> _MATERIALS PROVIDED_:
================
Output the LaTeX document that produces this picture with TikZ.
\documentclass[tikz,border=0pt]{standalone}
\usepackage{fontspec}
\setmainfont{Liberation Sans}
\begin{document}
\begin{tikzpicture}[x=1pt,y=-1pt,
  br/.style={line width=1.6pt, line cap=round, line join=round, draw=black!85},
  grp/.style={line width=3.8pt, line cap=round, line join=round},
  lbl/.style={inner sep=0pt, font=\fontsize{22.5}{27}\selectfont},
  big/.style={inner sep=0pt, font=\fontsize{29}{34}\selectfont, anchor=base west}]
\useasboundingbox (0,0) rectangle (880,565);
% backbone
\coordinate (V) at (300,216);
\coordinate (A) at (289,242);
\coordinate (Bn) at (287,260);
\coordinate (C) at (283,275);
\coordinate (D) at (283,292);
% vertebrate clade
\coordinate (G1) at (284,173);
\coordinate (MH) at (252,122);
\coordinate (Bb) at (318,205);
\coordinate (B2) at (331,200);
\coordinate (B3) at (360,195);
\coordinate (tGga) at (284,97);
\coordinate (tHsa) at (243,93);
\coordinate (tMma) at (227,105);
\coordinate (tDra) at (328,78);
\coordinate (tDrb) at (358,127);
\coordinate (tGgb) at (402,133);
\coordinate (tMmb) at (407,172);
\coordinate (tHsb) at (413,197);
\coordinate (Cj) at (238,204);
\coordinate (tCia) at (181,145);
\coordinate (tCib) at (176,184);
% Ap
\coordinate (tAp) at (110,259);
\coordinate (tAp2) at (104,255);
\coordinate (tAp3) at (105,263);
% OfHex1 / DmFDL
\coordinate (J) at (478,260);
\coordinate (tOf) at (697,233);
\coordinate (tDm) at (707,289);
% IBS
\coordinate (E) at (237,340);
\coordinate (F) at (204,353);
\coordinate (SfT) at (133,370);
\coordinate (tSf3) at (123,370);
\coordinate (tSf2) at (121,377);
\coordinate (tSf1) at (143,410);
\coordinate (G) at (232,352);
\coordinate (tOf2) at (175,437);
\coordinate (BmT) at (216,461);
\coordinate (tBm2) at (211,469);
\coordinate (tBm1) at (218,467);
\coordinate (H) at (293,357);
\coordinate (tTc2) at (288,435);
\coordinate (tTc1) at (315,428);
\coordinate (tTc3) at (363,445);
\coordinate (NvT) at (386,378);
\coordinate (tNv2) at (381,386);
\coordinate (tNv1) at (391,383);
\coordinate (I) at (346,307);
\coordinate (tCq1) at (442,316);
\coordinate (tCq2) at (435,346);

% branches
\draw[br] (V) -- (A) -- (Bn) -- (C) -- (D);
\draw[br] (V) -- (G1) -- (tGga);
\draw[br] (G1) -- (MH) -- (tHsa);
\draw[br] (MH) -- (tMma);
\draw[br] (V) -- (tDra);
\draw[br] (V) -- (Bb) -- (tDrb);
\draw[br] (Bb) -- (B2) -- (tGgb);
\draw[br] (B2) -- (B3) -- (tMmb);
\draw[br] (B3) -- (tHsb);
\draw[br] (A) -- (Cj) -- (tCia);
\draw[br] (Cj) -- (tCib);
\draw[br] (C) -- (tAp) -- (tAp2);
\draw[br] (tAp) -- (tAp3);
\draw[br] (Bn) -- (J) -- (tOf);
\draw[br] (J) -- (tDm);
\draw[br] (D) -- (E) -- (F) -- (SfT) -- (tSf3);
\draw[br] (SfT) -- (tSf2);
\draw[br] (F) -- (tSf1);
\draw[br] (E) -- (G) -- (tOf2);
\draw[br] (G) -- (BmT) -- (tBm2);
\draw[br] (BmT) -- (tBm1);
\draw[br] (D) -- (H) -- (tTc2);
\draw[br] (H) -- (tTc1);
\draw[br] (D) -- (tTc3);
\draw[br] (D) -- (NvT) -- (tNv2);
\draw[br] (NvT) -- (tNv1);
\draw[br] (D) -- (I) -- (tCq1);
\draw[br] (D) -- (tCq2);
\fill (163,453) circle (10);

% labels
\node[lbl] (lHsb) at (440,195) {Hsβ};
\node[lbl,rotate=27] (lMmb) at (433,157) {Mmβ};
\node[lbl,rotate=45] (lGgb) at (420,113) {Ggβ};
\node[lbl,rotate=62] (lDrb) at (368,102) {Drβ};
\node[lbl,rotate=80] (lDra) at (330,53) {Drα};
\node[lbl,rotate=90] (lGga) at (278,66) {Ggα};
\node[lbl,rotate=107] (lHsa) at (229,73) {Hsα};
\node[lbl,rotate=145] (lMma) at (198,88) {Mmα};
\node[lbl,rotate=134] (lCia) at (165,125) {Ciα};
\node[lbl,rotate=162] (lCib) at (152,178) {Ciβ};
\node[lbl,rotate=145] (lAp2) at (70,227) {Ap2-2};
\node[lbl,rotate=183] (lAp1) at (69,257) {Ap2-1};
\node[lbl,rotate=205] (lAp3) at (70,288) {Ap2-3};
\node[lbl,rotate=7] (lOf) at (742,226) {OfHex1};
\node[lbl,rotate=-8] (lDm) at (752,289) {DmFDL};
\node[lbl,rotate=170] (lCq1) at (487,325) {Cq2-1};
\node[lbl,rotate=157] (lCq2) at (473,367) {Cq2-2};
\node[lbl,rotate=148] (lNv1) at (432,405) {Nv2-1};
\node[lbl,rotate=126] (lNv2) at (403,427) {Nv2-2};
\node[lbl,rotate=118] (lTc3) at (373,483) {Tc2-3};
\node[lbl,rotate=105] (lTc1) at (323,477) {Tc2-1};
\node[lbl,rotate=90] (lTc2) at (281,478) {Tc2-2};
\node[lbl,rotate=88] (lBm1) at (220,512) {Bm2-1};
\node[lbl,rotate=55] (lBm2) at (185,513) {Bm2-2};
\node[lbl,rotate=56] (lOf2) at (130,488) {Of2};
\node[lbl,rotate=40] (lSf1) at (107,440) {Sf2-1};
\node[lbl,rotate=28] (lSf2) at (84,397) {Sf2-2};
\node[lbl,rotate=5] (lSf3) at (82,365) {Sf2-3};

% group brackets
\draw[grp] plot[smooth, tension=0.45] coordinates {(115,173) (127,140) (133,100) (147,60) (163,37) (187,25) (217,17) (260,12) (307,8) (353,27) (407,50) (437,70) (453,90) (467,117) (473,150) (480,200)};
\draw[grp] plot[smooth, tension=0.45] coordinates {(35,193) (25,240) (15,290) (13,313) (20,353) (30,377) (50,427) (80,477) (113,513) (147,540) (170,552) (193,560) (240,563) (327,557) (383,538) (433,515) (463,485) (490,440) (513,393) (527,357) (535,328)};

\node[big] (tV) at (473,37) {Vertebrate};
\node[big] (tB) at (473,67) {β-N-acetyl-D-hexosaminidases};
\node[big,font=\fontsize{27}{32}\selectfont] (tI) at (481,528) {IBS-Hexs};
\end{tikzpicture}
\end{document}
================
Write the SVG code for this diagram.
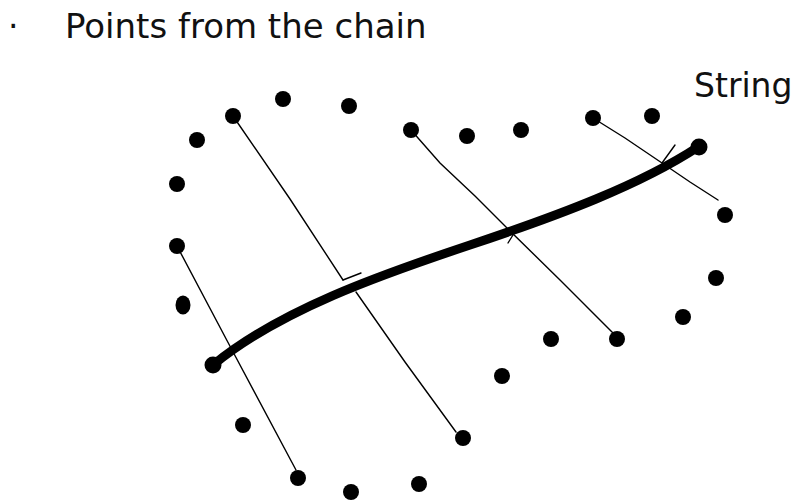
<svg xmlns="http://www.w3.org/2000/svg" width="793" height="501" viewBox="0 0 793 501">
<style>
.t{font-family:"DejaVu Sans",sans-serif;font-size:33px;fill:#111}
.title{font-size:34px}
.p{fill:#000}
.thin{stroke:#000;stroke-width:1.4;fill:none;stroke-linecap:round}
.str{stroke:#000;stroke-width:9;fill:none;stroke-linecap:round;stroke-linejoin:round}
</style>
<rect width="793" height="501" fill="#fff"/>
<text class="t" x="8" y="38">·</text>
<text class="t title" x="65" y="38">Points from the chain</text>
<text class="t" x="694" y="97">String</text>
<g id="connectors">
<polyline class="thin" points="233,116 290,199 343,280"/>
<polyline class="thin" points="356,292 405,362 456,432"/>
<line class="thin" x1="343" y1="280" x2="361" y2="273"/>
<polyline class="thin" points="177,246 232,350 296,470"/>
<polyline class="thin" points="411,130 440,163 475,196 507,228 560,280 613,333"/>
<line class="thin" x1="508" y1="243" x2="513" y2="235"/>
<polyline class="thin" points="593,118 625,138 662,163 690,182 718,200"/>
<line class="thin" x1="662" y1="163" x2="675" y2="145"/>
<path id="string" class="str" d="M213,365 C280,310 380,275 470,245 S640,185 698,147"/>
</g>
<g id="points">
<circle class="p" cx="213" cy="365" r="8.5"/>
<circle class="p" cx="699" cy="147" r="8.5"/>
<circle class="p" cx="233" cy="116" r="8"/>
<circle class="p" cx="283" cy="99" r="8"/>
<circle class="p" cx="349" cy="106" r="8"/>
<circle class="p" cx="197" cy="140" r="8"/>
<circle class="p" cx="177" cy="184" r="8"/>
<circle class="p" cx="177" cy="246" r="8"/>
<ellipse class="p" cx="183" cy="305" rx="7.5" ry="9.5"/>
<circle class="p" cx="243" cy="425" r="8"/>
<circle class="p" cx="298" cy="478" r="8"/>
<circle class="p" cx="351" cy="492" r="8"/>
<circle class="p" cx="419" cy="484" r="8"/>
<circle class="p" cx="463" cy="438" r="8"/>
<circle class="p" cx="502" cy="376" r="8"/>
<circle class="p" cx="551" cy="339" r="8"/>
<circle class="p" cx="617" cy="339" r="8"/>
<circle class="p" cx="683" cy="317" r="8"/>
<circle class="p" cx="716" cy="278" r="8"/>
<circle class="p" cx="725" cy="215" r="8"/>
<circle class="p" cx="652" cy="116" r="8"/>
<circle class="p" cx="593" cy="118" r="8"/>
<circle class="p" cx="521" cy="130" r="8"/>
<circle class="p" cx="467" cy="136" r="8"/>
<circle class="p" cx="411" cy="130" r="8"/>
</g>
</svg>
================
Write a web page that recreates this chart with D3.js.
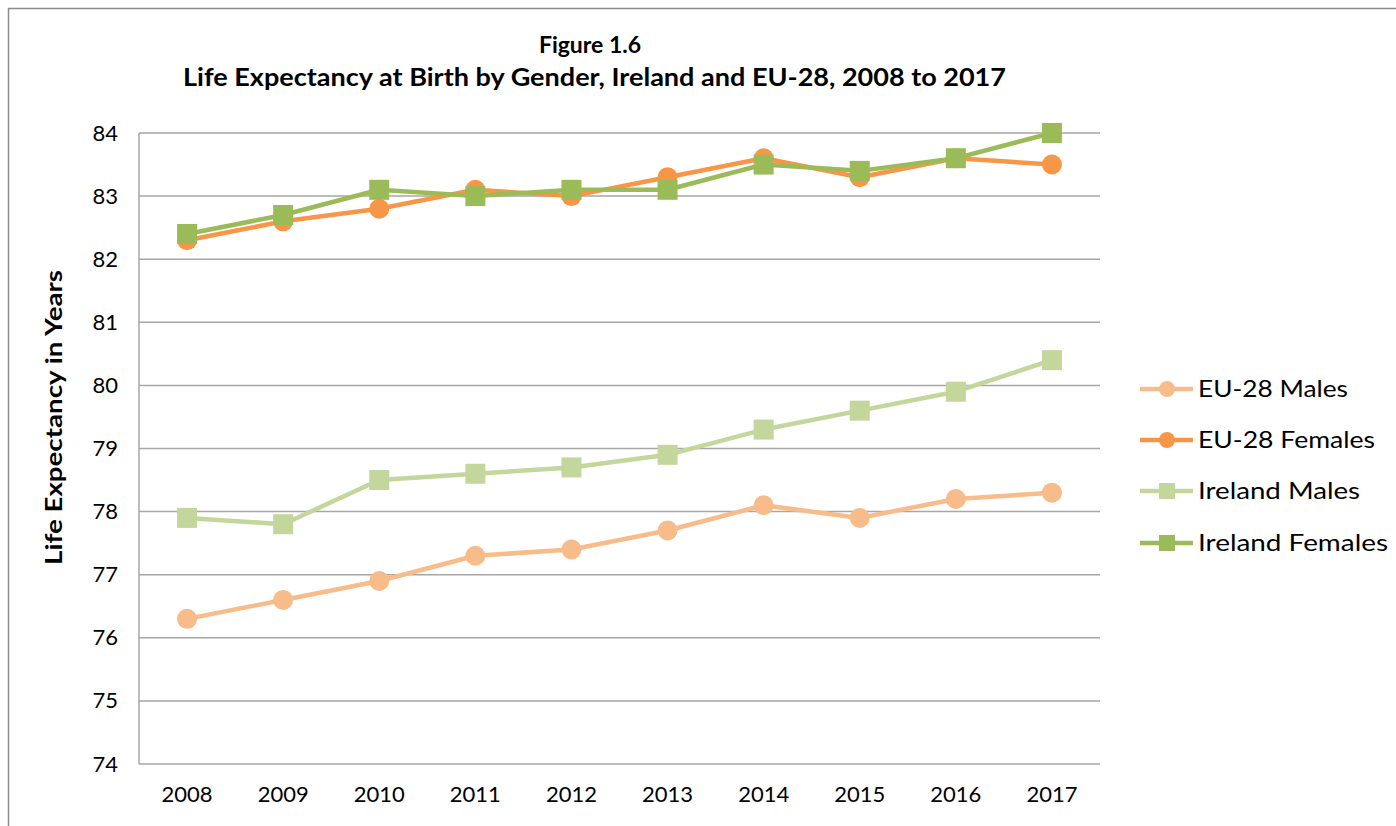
================
From the records given above, copy all lines containing "with".

Output the LaTeX document that produces this picture with TikZ.
Write a web page that recreates this chart with D3.js.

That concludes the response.